The appeal was lodged on the basis that the judge was wrong to dismiss the application for a further amendment to the defence and wrong to hold that there was no tenancy. The appeal Court was in some difficulty as it was not provided with key components of Brian’s case. There was no transcript of oral argument before the original judge. Given the ever-changing nature do the defence and the attempted manuscript alterations to it this was a serious error. This left the appeal court to look primarily at the defence that was submitted originally in the case and was, as they said, supported by a statement of truth.
Regarding the notice to quit the court was not prepared to accept that Christine could partially affirm her notice in respect of herself only. The notice was either valid or it was not. Christine’s several changes of mind on the issue of whether there had been a misrepresentation and what the nature of it was were not helpful to Brian’s position.
However, the truly fatal issue was the nature of the rights granted and here the issue of the defence was key. The pleaded defence was clear that no written tenancy had been signed because the one produced did not conform with what had been orally agreed. It was argued before the appeal court that this defence had, of course, been amended during the course of the trial but there was no clear evidence of that and the appeal court was not really prepared to entertain discussion on the issue. It therefore left Brian with his pleaded defence. It was also difficult to argue that there had been an agreement that nobody would have any repairing obligations in relation to the property. Again Brian was trapped with the statements in his own evidence and his defence which stated that Mrs How did not want to hold Brian liable for anything and that he was to have no obligations. The first instance court had clearly found, on evidence, that Brian was concerned to ensure that nobody else would benefit from work he did on the property and so he was not prepared to entertain any form of agreement which imposed a repairing obligation on him that might benefit another. The first instance court had also held that they were convinced that, had there been a dispute about the condition of the farmhouse, Brian would have asserted that he had no agreement in relation to it. This set of statements led the appeal court to agree that there was simply no intention to create legal relations between Mrs How and Brian and that there was, accordingly, no tenancy. Brian therefore held a gratuitous licence with no security of tenure. Therefore, appeal dismissed.

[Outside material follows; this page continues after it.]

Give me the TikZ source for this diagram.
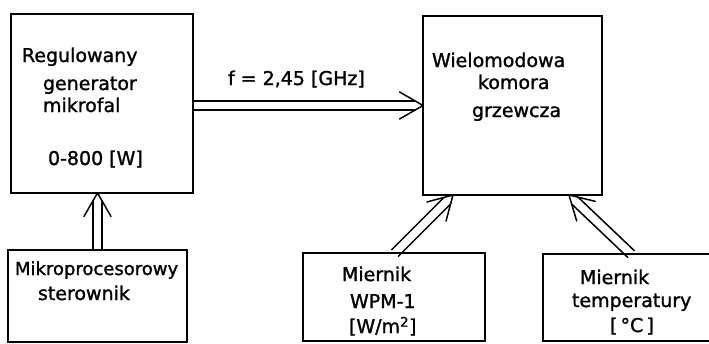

To some extent this case is one which turns on its facts. However, I am wondering if there is a deeper trend here. I have noticed a few times recently a willingness by the Courts to entertain the real possibility that a residential occupier for money’s worth with what appears to be exclusive possession is not a tenant. This is a thorny topic but one that I was always taught would be decided in the tenant’s favour. Now I find myself less certain of that. Doubtless many people will tell me that my suggestion of a new trajectory towards questioning tenancies is nonsense and there are as many decisions the other way. However, it seems to me that the Courts are becoming more nuanced about this issue and there is increasing scope for landlords to argue that they did not in fact grant a tenancy.